Lettre à la ministre de la famille, Francine Charbonneau
Chère Madame Charbonneau,
J’utilise modestement ma plateforme pour vous lancer un cri du coeur en espérant qu’il se rende à vous. J’avoue avoir été ébranlée par l’article de Jocelyne Richer dans Le Devoir du 21 novembre, « La ministre avoue ne pas avoir évalué l’impact sur les femmes et l’emploi« . En fait, comme l’écrivait mon mari, nous n’avons jamais eu accès aux tarifs dits « universels ». Pourtant, le fait que vous n’ayez pas pensé à l’impact des coupes sur la situation des femmes m’apparaît très préoccupant sous une perspective beaucoup plus large.
Je n’ai jamais eu peur d’être honnête et je suis en faveur de la transparence. Je vais vous tracer humblement ma situation familiale. J’ai parfois l’impression d’être personnellement ciblée par toutes les coupes de votre gouvernement au cours des derniers mois. Je crois qu’à différents niveaux, des gens se reconnaîtront à travers mon portrait.
Je suis une femme de trente ans, mère d’un garçon de deux ans, étudiante au doctorat en histoire de l’art et je travaille à contrat pour l’UQAM. J’ai bénéficié de bourses d’excellence en recherche au cours de mes études. Je m’implique bénévolement dans le milieu communautaire et j’ai dans mon entourage proche un couple ayant bénéficié de la relative « gratuité » des services de procréation assistée. Je prévois un deuxième enfant pour bientôt. Le coût de mes études s’élève au bas mot à 30 000$ depuis le début de mon baccalauréat, idem pour mon mari. Le prix direct de notre éducation a donc tourné autour de 60 000$, sans compter les coûts indirects incluant le fait qu’on ne soit toujours pas officiellement sur le « marché du travail ». Je suis descendue dans les rues, enceinte, en 2012 pour lutter pour l’accessibilité aux études supérieures. J’ose à peine imaginer quel serait le coût si les tarifs annoncés avaient été acceptés. Notre revenu familial est de 60 000$ annuel, mais nos bourses d’études se terminent en mai 2015 et à partir de ce moment seul l’avenir nous dira ce qui arrivera de nous. Nous n’avons jamais reçu d’appel des CPE et nous payons 12$ par jour après le retour anticipé.

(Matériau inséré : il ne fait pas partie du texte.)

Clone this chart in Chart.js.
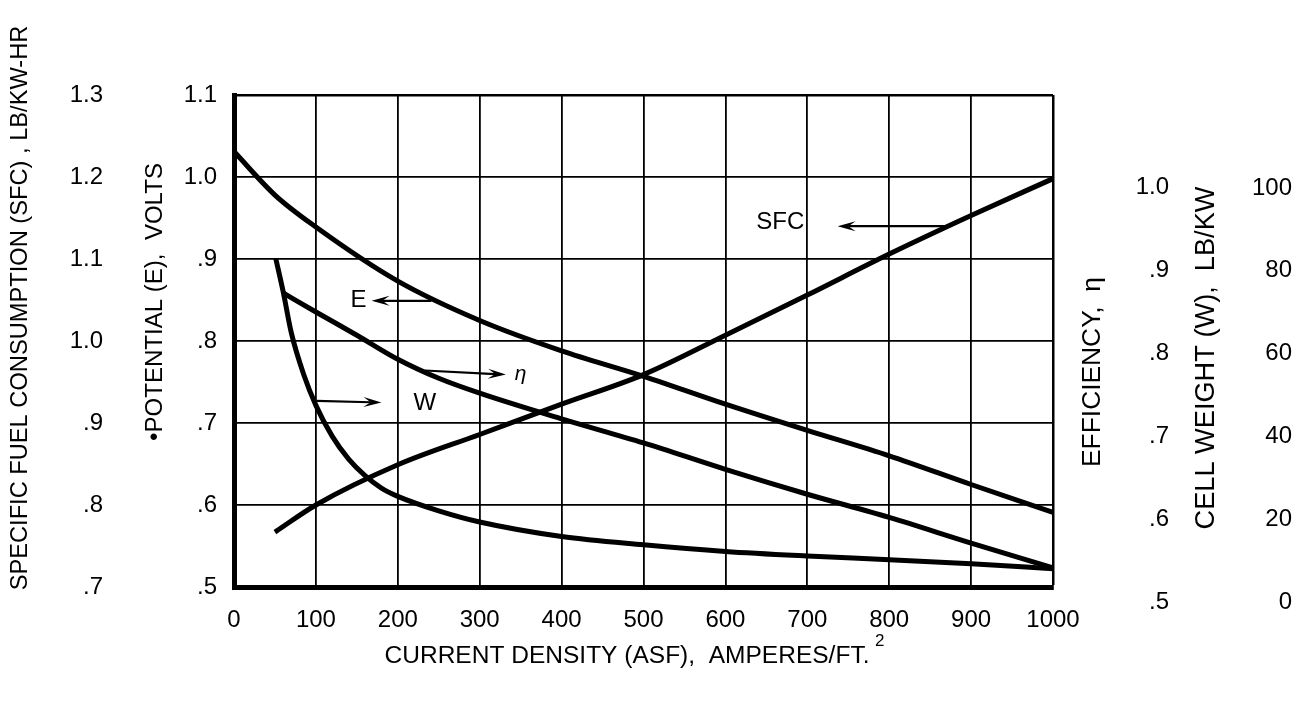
<!DOCTYPE html>
<html>
<head>
<meta charset="utf-8">
<script src="https://cdn.jsdelivr.net/npm/chart.js@4.4.1/dist/chart.umd.min.js"></script>
<style>
  html, body { margin: 0; padding: 0; background: #fff; }
  #wrap { width: 1303px; height: 704px; }
</style>
</head>
<body>
<div id="wrap"><canvas id="chart" width="1303" height="704"></canvas></div>
<script>
// current density (ASF) and the four curves
const asfE = [0, 50, 100, 200, 300, 400, 500, 600, 700, 800, 900, 1000];
const potentialE = [1.031, 0.978, 0.939, 0.873, 0.825, 0.788, 0.757, 0.723, 0.691, 0.660, 0.625, 0.591];

const asfSfc = [50, 100, 200, 300, 400, 500, 600, 700, 800, 900, 1000];
const sfcVals = [0.767, 0.800, 0.849, 0.886, 0.923, 0.959, 1.007, 1.056, 1.106, 1.153, 1.198];

const asfEff = [60, 100, 150, 200, 250, 300, 400, 500, 600, 700, 800, 900, 1000];
const effVals = [0.873, 0.850, 0.822, 0.793, 0.770, 0.752, 0.721, 0.692, 0.660, 0.630, 0.602, 0.571, 0.541];

const asfW = [51, 60, 70, 85, 100, 120, 140, 160, 180, 200, 250, 300, 400, 500, 600, 700, 800, 900, 1000];
const weightVals = [83, 75, 65, 55, 47.5, 40, 34.5, 30.5, 27.5, 25.5, 22, 19.3, 15.8, 13.8, 12.2, 11.1, 10.2, 9.2, 8.0];

// tick labels
const xTicks = [0, 100, 200, 300, 400, 500, 600, 700, 800, 900, 1000];
const eTickLabels = ['.5', '.6', '.7', '.8', '.9', '1.0', '1.1'];
const sfcTickLabels = ['.7', '.8', '.9', '1.0', '1.1', '1.2', '1.3'];
const effTicks = [0.5, 0.6, 0.7, 0.8, 0.9, 1.0];
const effTickLabels = ['.5', '.6', '.7', '.8', '.9', '1.0'];
const wTicks = [0, 20, 40, 60, 80, 100];

// curve labels with arrows, in (ASF, volts) coordinates
const notes = [
  { text: 'SFC', x: 667, y: 0.945, from: [868, 0.94], to: [737, 0.94] },
  { text: 'E', x: 152, y: 0.849, from: [241, 0.849], to: [168, 0.849] },
  { text: '\u03b7', x: 350, y: 0.760, from: [233, 0.764], to: [332, 0.759] },
  { text: 'W', x: 233, y: 0.724, from: [101, 0.727], to: [180, 0.725] }
];

const FONT = 'Liberation Sans';
const pts = (xs, ys) => xs.map((x, i) => ({ x: x, y: ys[i] }));

function curve(data, axis) {
  return {
    data: data,
    yAxisID: axis,
    borderColor: '#000',
    borderWidth: 5,
    pointRadius: 0,
    fill: false,
    cubicInterpolationMode: 'monotone'
  };
}

function fitText(ctx, text, cx, cy, len, rot) {
  ctx.save();
  ctx.font = '20px "' + FONT + '"';
  const w = ctx.measureText(text).width;
  const size = 20 * len / w;
  ctx.font = size.toFixed(2) + 'px "' + FONT + '"';
  ctx.translate(cx, cy);
  if (rot) ctx.rotate(-Math.PI / 2);
  ctx.fillStyle = '#000';
  ctx.textAlign = 'center';
  ctx.textBaseline = 'middle';
  ctx.fillText(text, 0, 0);
  ctx.restore();
}

function arrow(ctx, x1, y1, x2, y2) {
  const a = Math.atan2(y2 - y1, x2 - x1);
  const L = 18, H = 5;
  const c = Math.cos(a), s = Math.sin(a);
  ctx.beginPath();
  ctx.moveTo(x1, y1);
  ctx.lineTo(x2 - L * 0.6 * c, y2 - L * 0.6 * s);
  ctx.lineWidth = 2.2;
  ctx.stroke();
  ctx.beginPath();
  ctx.moveTo(x2, y2);
  ctx.lineTo(x2 - L * c + H * s, y2 - L * s - H * c);
  ctx.lineTo(x2 - L * 0.6 * c, y2 - L * 0.6 * s);
  ctx.lineTo(x2 - L * c - H * s, y2 - L * s + H * c);
  ctx.closePath();
  ctx.fill();
}

const decorations = {
  id: 'decorations',
  afterDatasetsDraw(chart) {
    const ctx = chart.ctx;
    const xs = chart.scales.x, ys = chart.scales.yE;
    ctx.save();
    ctx.fillStyle = '#000';
    ctx.strokeStyle = '#000';
    notes.forEach(n => {
      arrow(ctx, xs.getPixelForValue(n.from[0]), ys.getPixelForValue(n.from[1]),
        xs.getPixelForValue(n.to[0]), ys.getPixelForValue(n.to[1]));
      ctx.font = (n.text === '\u03b7' ? 'italic 21px "' : '24px "') + FONT + '"';
      ctx.textAlign = 'center';
      ctx.textBaseline = 'middle';
      ctx.fillText(n.text, xs.getPixelForValue(n.x), ys.getPixelForValue(n.y));
    });
    ctx.restore();
  },
  afterDraw(chart) {
    const ctx = chart.ctx;
    fitText(ctx, 'SPECIFIC FUEL CONSUMPTION (SFC) , LB/KW-HR', 20, 308, 565, true);
    fitText(ctx, '\u2022POTENTIAL (E),  VOLTS', 155, 302, 278, true);
    fitText(ctx, 'EFFICIENCY,  \u03b7', 1093, 372, 190, true);
    fitText(ctx, 'CELL WEIGHT (W),  LB/KW', 1207, 358, 343, true);
    fitText(ctx, 'CURRENT DENSITY (ASF),  AMPERES/FT.', 627, 656, 485, false);
    ctx.save();
    ctx.font = '17px "' + FONT + '"';
    ctx.fillStyle = '#000';
    ctx.textBaseline = 'middle';
    ctx.fillText('2', 875, 641);
    ctx.restore();
  }
};

const labelFrom = (vals, labels) => v => {
  const i = vals.findIndex(t => Math.abs(t - v) < 1e-6);
  return i >= 0 ? labels[i] : '';
};

const tickFont = { family: FONT, size: 24 };

new Chart(document.getElementById('chart'), {
  type: 'line',
  data: {
    datasets: [
      curve(pts(asfE, potentialE), 'yE'),
      curve(pts(asfSfc, sfcVals), 'ySfc'),
      curve(pts(asfEff, effVals), 'yEff'),
      curve(pts(asfW, weightVals), 'yW')
    ]
  },
  options: {
    responsive: false,
    animation: false,
    devicePixelRatio: 1,
    layout: { padding: { top: 95, left: 0, right: 11, bottom: 0 } },
    plugins: { legend: { display: false }, tooltip: { enabled: false } },
    scales: {
      x: {
        type: 'linear', min: 0, max: 1000,
        afterBuildTicks: s => { s.ticks = xTicks.map(v => ({ value: v })); },
        ticks: { font: tickFont, color: '#000', padding: 19, autoSkip: false, maxRotation: 0,
          callback: v => String(v) },
        grid: { color: '#000', lineWidth: c => (c.tick && c.tick.value === 1000 ? 2.5 : 1.8), drawTicks: false },
        border: { display: true, color: '#000', width: 5 },
        afterFit: s => { s.height = 117; }
      },
      yE: {
        type: 'linear', position: 'left', weight: 0, min: 0.5, max: 1.1,
        ticks: { stepSize: 0.1, font: tickFont, color: '#000', padding: 17, autoSkip: false,
          callback: v => eTickLabels[Math.round((v - 0.5) * 10)] },
        grid: { color: '#000', lineWidth: c => (c.tick && c.tick.value > 1.09 ? 2.5 : 1.8), drawTicks: false },
        border: { display: true, color: '#000', width: 5 },
        afterFit: s => { s.width = 109; }
      },
      ySfc: {
        type: 'linear', position: 'left', weight: 1, min: 0.7, max: 1.3,
        ticks: { stepSize: 0.1, font: tickFont, color: '#000', padding: 14, autoSkip: false,
          callback: v => sfcTickLabels[Math.round((v - 0.7) * 10)] },
        grid: { display: false },
        border: { display: false },
        afterFit: s => { s.width = 125; }
      },
      yEff: {
        type: 'linear', position: 'right', weight: 0, min: 0.518, max: 1.112,
        afterBuildTicks: s => { s.ticks = effTicks.map(v => ({ value: v })); },
        ticks: { font: tickFont, color: '#000', crossAlign: 'far', autoSkip: false,
          callback: labelFrom(effTicks, effTickLabels) },
        grid: { display: false },
        border: { display: false },
        afterFit: s => { s.width = 116; }
      },
      yW: {
        type: 'linear', position: 'right', weight: 1, min: 3.6, max: 122.5,
        afterBuildTicks: s => { s.ticks = wTicks.map(v => ({ value: v })); },
        ticks: { font: tickFont, color: '#000', crossAlign: 'far', autoSkip: false,
          callback: v => String(v) },
        grid: { display: false },
        border: { display: false },
        afterFit: s => { s.width = 123; }
      }
    }
  },
  plugins: [decorations]
});
</script>
</body>
</html>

Pourtant, je sais que je n’entre pas dans la catégorie des gens défavorisés. C’est sans conteste mon éducation qui me permet d’avoir un regard critique sur le monde qui nous entoure. J’ai toujours eu une famille qui m’a encouragée à étudier, à travailler, à être indépendante. Pourtant en 2014, les inégalités entre les hommes et les femmes sont bien réelles. J’ai eu la chance de rencontrer un homme qui n’a jamais pensé une seconde que sa vie, ses choix, sa carrière était plus importants que les miens. Nous nous sommes mariés par amour, mais aussi en sachant très bien qu’il valait mieux faire équipe financièrement parce que les écarts entre les salaires sont encore bien tristement d’actualité.
Nous sommes plusieurs à jongler avec la conciliation travail-famille-études et j’aimerais que vous pensiez à nous, aux jeunes qui construisent le Québec. Nous sommes capables d’innover, d’améliorer notre société, mais il est clair que l’austérité ne sera jamais la solution. Je crois en la justice sociale et j’ai toujours eu confiance dans les institutions. Il faut travailler à les soutenir, les améliorer, pas les anéantir. Pensez à nous.
Cordialement,
Marie-Christine Pitre
* L’image qui présente ce billet est tirée de la campagne du Coeur jaune des CJE.